On the technical side, the hard problems in defense robotics are not always the ones that attract venture capital. Secure communication networks, extreme reliability in contested environments, and meaningful human control in autonomous systems are engineering challenges that take years to solve. Companies that spend capital on these unglamorous problems may outperform companies that focus on raw AI capability. The temptation to compete on flashy technical benchmarks rather than on the boring foundational work is a real risk factor.

Why North America Leads (For Now)
North America’s 48.5 percent market share in military robots is built on existing infrastructure: established supply chains for defense manufacturing, a regulatory framework that companies understand, and relationships with procurement officials who have been buying from the same vendors for decades. This incumbency advantage is real and substantial. Any startup that wants to dominate defense automation will likely need to operate primarily in North America or allied markets, at least initially.
The risk is that Asia Pacific’s faster growth rate could produce companies that eventually dominate global defense markets. Countries like South Korea, Japan, and others have their own robotics innovation ecosystems and their own defense budgets. A company that dominates the Asian market for military robotics would have a customer base large enough to sustain the R&D costs of competing globally, much as Chinese technology companies have built global influence by first dominating regional markets.
The Long-Term Path to Nvidia-Scale Dominance
For a robotics company to reach Nvidia’s scale, it needs three things: a product that is technically superior and difficult to replicate; a market large enough to sustain decades of growth; and network effects or switching costs that lock customers in once they adopt. The defense robotics market is already large and growing. The difficulty is creating technical advantages that persist and building switching costs that customers cannot escape.

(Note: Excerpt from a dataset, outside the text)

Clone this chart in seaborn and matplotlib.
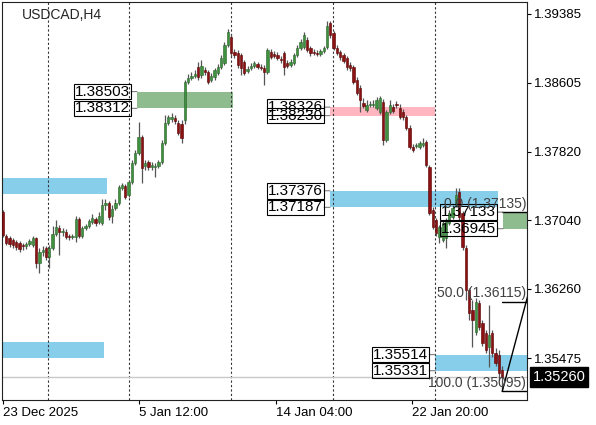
import numpy as np
import matplotlib
matplotlib.use('Agg')
import matplotlib.pyplot as plt
import seaborn as sns

# H4 candles, USDCAD -------------------------------------------------------------
opens = [
    1.3713, 1.3686, 1.3684, 1.3682, 1.3679, 1.3678, 1.3676, 1.3675, 1.3677, 1.3676,
    1.3684, 1.3655, 1.3668, 1.3673, 1.3662, 1.3673, 1.3688, 1.3695, 1.3691, 1.3691,
    1.3686, 1.3685, 1.3685, 1.3705, 1.3686, 1.3695, 1.3698, 1.3702, 1.3705, 1.3702,
    1.3701, 1.3721, 1.3724, 1.3709, 1.3718, 1.3724, 1.3741, 1.3743, 1.3733, 1.3748,
    1.3769, 1.3780, 1.3799, 1.3766, 1.3770, 1.3765, 1.3765, 1.3766, 1.3770, 1.3792,
    1.3815, 1.3819, 1.3820, 1.3815, 1.3813, 1.3818, 1.3861, 1.3866, 1.3868, 1.3878,
    1.3869, 1.3875, 1.3873, 1.3863, 1.3867, 1.3871, 1.3878, 1.3883, 1.3903, 1.3912,
    1.3895, 1.3894, 1.3892, 1.3884, 1.3874, 1.3877, 1.3879, 1.3882, 1.3878, 1.3877,
    1.3873, 1.3895, 1.3893, 1.3892, 1.3887, 1.3894, 1.3883, 1.3881, 1.3883, 1.3892,
    1.3900, 1.3901, 1.3909, 1.3900, 1.3895, 1.3894, 1.3893, 1.3896, 1.3901, 1.3928,
    1.3917, 1.3900, 1.3895, 1.3892, 1.3888, 1.3881, 1.3878, 1.3863, 1.3854, 1.3837,
    1.3829, 1.3835, 1.3835, 1.3832, 1.3827, 1.3838, 1.3795, 1.3827, 1.3833, 1.3836,
    1.3832, 1.3827, 1.3821, 1.3809, 1.3787, 1.3788, 1.3787, 1.3790, 1.3793, 1.3765,
    1.3716, 1.3704, 1.3685, 1.3682, 1.3684, 1.3701, 1.3708, 1.3721, 1.3736, 1.3712,
    1.3673, 1.3625, 1.3602, 1.3577, 1.3610, 1.3587, 1.3576, 1.3560, 1.3576, 1.3553,
    1.3551, 1.3534]
highs = [
    1.3716, 1.3688, 1.3686, 1.3684, 1.3682, 1.3680, 1.3678, 1.3679, 1.3683, 1.3686,
    1.3685, 1.3673, 1.3675, 1.3675, 1.3676, 1.3698, 1.3704, 1.3699, 1.3695, 1.3694,
    1.3688, 1.3688, 1.3709, 1.3708, 1.3698, 1.3700, 1.3705, 1.3711, 1.3708, 1.3713,
    1.3728, 1.3728, 1.3726, 1.3721, 1.3728, 1.3744, 1.3746, 1.3745, 1.3750, 1.3773,
    1.3784, 1.3816, 1.3801, 1.3773, 1.3773, 1.3770, 1.3769, 1.3773, 1.3795, 1.3824,
    1.3824, 1.3826, 1.3824, 1.3818, 1.3818, 1.3863, 1.3870, 1.3873, 1.3875, 1.3884,
    1.3886, 1.3878, 1.3875, 1.3871, 1.3877, 1.3882, 1.3892, 1.3907, 1.3921, 1.3916,
    1.3899, 1.3898, 1.3894, 1.3886, 1.3879, 1.3883, 1.3885, 1.3884, 1.3882, 1.3881,
    1.3900, 1.3899, 1.3896, 1.3895, 1.3891, 1.3896, 1.3886, 1.3887, 1.3894, 1.3903,
    1.3910, 1.3918, 1.3912, 1.3902, 1.3899, 1.3898, 1.3899, 1.3902, 1.3931, 1.3931,
    1.3919, 1.3903, 1.3898, 1.3894, 1.3891, 1.3884, 1.3881, 1.3867, 1.3858, 1.3843,
    1.3841, 1.3840, 1.3841, 1.3844, 1.3845, 1.3842, 1.3829, 1.3841, 1.3836, 1.3840,
    1.3836, 1.3831, 1.3824, 1.3812, 1.3791, 1.3792, 1.3794, 1.3798, 1.3795, 1.3767,
    1.3719, 1.3707, 1.3699, 1.3703, 1.3707, 1.3716, 1.3721, 1.3741, 1.3741, 1.3715,
    1.3676, 1.3627, 1.3613, 1.3616, 1.3613, 1.3591, 1.3579, 1.3608, 1.3579, 1.3559,
    1.3557, 1.3538]
lows = [
    1.3685, 1.3676, 1.3674, 1.3673, 1.3670, 1.3668, 1.3670, 1.3671, 1.3675, 1.3674,
    1.3650, 1.3644, 1.3663, 1.3659, 1.3650, 1.3670, 1.3686, 1.3665, 1.3686, 1.3683,
    1.3682, 1.3683, 1.3679, 1.3684, 1.3684, 1.3693, 1.3695, 1.3700, 1.3698, 1.3700,
    1.3699, 1.3716, 1.3704, 1.3701, 1.3716, 1.3721, 1.3738, 1.3728, 1.3730, 1.3745,
    1.3767, 1.3778, 1.3746, 1.3761, 1.3761, 1.3761, 1.3753, 1.3763, 1.3768, 1.3790,
    1.3812, 1.3816, 1.3813, 1.3801, 1.3792, 1.3813, 1.3859, 1.3863, 1.3866, 1.3863,
    1.3866, 1.3869, 1.3859, 1.3861, 1.3863, 1.3869, 1.3876, 1.3881, 1.3901, 1.3891,
    1.3888, 1.3877, 1.3869, 1.3869, 1.3871, 1.3875, 1.3877, 1.3876, 1.3875, 1.3858,
    1.3870, 1.3887, 1.3888, 1.3886, 1.3883, 1.3869, 1.3877, 1.3878, 1.3881, 1.3890,
    1.3898, 1.3899, 1.3895, 1.3891, 1.3892, 1.3891, 1.3891, 1.3894, 1.3899, 1.3911,
    1.3898, 1.3892, 1.3886, 1.3883, 1.3875, 1.3874, 1.3859, 1.3846, 1.3827, 1.3832,
    1.3827, 1.3833, 1.3833, 1.3829, 1.3825, 1.3790, 1.3793, 1.3825, 1.3826, 1.3832,
    1.3819, 1.3818, 1.3807, 1.3785, 1.3782, 1.3786, 1.3785, 1.3787, 1.3765, 1.3710,
    1.3694, 1.3686, 1.3678, 1.3679, 1.3673, 1.3699, 1.3705, 1.3719, 1.3704, 1.3670,
    1.3613, 1.3591, 1.3560, 1.3574, 1.3579, 1.3561, 1.3553, 1.3537, 1.3549, 1.3538,
    1.3522, 1.35095]
closes = [
    1.3687, 1.3678, 1.3677, 1.3676, 1.3674, 1.3671, 1.3675, 1.3677, 1.3680, 1.3684,
    1.3655, 1.3668, 1.3670, 1.3662, 1.3673, 1.3688, 1.3696, 1.3691, 1.3692, 1.3685,
    1.3685, 1.3686, 1.3705, 1.3686, 1.3695, 1.3698, 1.3703, 1.3707, 1.3701, 1.3709,
    1.3721, 1.3724, 1.3708, 1.3717, 1.3724, 1.3742, 1.3744, 1.3730, 1.3748, 1.3769,
    1.3780, 1.3799, 1.3763, 1.3769, 1.3765, 1.3767, 1.3766, 1.3770, 1.3792, 1.3815,
    1.3821, 1.3821, 1.3817, 1.3803, 1.3798, 1.3861, 1.3866, 1.3868, 1.3870, 1.3867,
    1.3879, 1.3873, 1.3861, 1.3868, 1.3875, 1.3878, 1.3888, 1.3903, 1.3918, 1.3894,
    1.3892, 1.3881, 1.3877, 1.3871, 1.3876, 1.3879, 1.3883, 1.3878, 1.3877, 1.3873,
    1.3898, 1.3890, 1.3891, 1.3888, 1.3886, 1.3878, 1.3879, 1.3884, 1.3892, 1.3900,
    1.3907, 1.3915, 1.3898, 1.3894, 1.3894, 1.3893, 1.3896, 1.3900, 1.3925, 1.3915,
    1.3900, 1.3894, 1.3890, 1.3885, 1.3878, 1.3877, 1.3861, 1.3849, 1.3841, 1.3834,
    1.3835, 1.3836, 1.3836, 1.3841, 1.3843, 1.3795, 1.3827, 1.3835, 1.3828, 1.3835,
    1.3821, 1.3821, 1.3809, 1.3787, 1.3784, 1.3790, 1.3792, 1.3792, 1.3767, 1.3712,
    1.3696, 1.3690, 1.3696, 1.3701, 1.3704, 1.3712, 1.3718, 1.3733, 1.3708, 1.3674,
    1.3625, 1.3599, 1.3591, 1.3611, 1.3583, 1.3565, 1.3557, 1.3574, 1.3553, 1.3542,
    1.3530, 1.3526]

# time axis (bar positions) -------------------------------------------------------
time_ticks = [0, 41.1, 82.6, 123.8]
time_labels = ['23 Dec 2025', '5 Jan 12:00', '14 Jan 04:00', '22 Jan 20:00']
week_seps = [13.6, 38.1, 69.0, 99.8, 130.7]

price_ticks = [1.39385, 1.38605, 1.37820, 1.37040, 1.36260, 1.35475]
bid = 1.35260

# supply / demand zones -----------------------------------------------------------
zone_start = [-5, -5, 40.5, 98.9, 98.9, 151.3, 130.7]
zone_end = [31.5, 30.6, 69.6, 130.7, 149.8, 170, 170]
zone_top = [1.37521, 1.35657, 1.38503, 1.38326, 1.37376, 1.37133, 1.35514]
zone_bottom = [1.37339, 1.35475, 1.38312, 1.38230, 1.37187, 1.36945, 1.35331]
zone_color = ['skyblue', 'skyblue', 'darkseagreen', 'lightpink', 'skyblue', 'darkseagreen', 'skyblue']
zone_labeled = [False, False, True, True, True, True, True]

# fibonacci ----------------------------------------------------------------------
fib_levels = [0.0, 50.0, 100.0]
fib_prices = [1.37135, 1.36115, 1.35095]
fib_x = [151.0, 165.5]

opens, highs, lows, closes = map(np.array, (opens, highs, lows, closes))
idx = np.arange(len(closes))

sns.set_style('white')
plt.rcParams['font.family'] = ['Liberation Sans', 'DejaVu Sans']

fig = plt.figure(figsize=(5.96, 4.25), dpi=100)
ax = fig.add_axes([2 / 596, 25 / 425, 525 / 596, 398 / 425])

# zones
for x0, x1, top, bot, col in zip(zone_start, zone_end, zone_top, zone_bottom, zone_color):
    ax.fill_between([x0, x1], bot, top, color=col, lw=0, zorder=1)

for x0, top, bot, lab in zip(zone_start, zone_top, zone_bottom, zone_labeled):
    if not lab:
        continue
    for lvl in (top, bot):
        ax.annotate(f'{lvl:.5f}', xy=(x0, lvl), xytext=(-5, 0), textcoords='offset points',
                    ha='right', va='center', fontsize=11, color='black', zorder=6,
                    bbox=dict(boxstyle='square,pad=0.05', fc='none', ec='black', lw=0.8),
                    arrowprops=dict(arrowstyle='-', color='#808080', lw=0.8, shrinkA=0, shrinkB=0))

# weekly separators + bid line
for s in week_seps:
    ax.axvline(s, color='#333333', lw=0.8, ls=(0, (2, 2)), zorder=2)
ax.axhline(bid, color='#c8c8c8', lw=1, zorder=2)

# candles
up = closes >= opens
body = np.maximum(np.abs(closes - opens), 0.00004)
ax.vlines(idx, lows, highs, color='#555555', lw=0.9, zorder=3)
ax.bar(idx[up], body[up], bottom=opens[up], width=0.7, color='#3f913f',
       edgecolor='#2a642a', lw=0.4, zorder=4)
ax.bar(idx[~up], body[~up], bottom=closes[~up], width=0.7, color='#8b1212',
       edgecolor='#5c0000', lw=0.4, zorder=4)

# fibonacci retracement
for lvl, p in zip(fib_levels, fib_prices):
    ax.plot([fib_x[0], 170], [p, p], color='black', lw=1, zorder=5)
    ax.annotate(f'{lvl:.1f} ({p:.5f})', xy=(158.3, p), xytext=(0, 1), textcoords='offset points',
                ha='right', va='bottom', fontsize=10, color='#404040', zorder=6)
sns.lineplot(x=fib_x, y=[fib_prices[2], fib_prices[0]], color='black', lw=1, ax=ax, zorder=5)

ax.set_xlim(-0.3, 158.5)
ax.set_ylim(1.34998, 1.39521)

ax.yaxis.tick_right()
ax.set_yticks(price_ticks)
ax.set_yticklabels([f'{p:.5f}' for p in price_ticks])
ax.set_xticks(time_ticks)
ax.set_xticklabels(time_labels)
for lbl in ax.get_xticklabels():
    lbl.set_ha('left')
ax.tick_params(axis='both', length=3, width=0.8, labelsize=9.5, colors='black', pad=2,
               direction='out')
ax.tick_params(axis='y', left=False, right=True)
ax.tick_params(axis='x', bottom=True)

for sp in ax.spines.values():
    sp.set_color('#222222')
    sp.set_linewidth(0.8)

ax.text(0.038, 0.967, 'USDCAD,H4', transform=ax.transAxes, fontsize=10, va='center', ha='left')

ax.annotate(f'{bid:.5f}', xy=(1, bid), xycoords=ax.get_yaxis_transform(), xytext=(4, 0),
            textcoords='offset points', ha='left', va='center', color='white', fontsize=10.5,
            bbox=dict(boxstyle='square,pad=0.2', fc='black', ec='black'), annotation_clip=False)

fig.savefig('out.png', dpi=100)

Nvidia achieved dominance partly through luck: the rise of AI happened to require exactly the kind of parallel processing architecture that GPUs provide. A company dominating defense automation will need something similar—a fundamental insight into what defense robotics actually need, and the organizational capability to build that insight at scale. Anduril, established defense contractors, and companies focused on foundational technologies like autonomous navigation each have a plausible path. The winner will likely be the organization that combines technical depth with the patience to understand defense procurement cycles and the relationship-building skills to expand from one customer to many.
Conclusion
The defense automation sector is growing fast enough and attracting capital at a sufficient scale that it is reasonable to expect Nvidia-scale winners to emerge from it. The market is expanding from $22.41 billion today to over $43 billion by 2035, with autonomous systems commanding the majority of research investment. Companies like Anduril have already demonstrated that defense robotics can achieve venture-capital scale valuations faster than most technology sectors.
The constraint is that dominance in defense automation requires more than technical capability or capital. It requires understanding how military organizations actually buy, what they actually need, and how to build products that persist across decades of use. The next dominant robotics company is likely being built right now—but it may not be obvious which one it is until it has already achieved market lock-in with its primary customer base.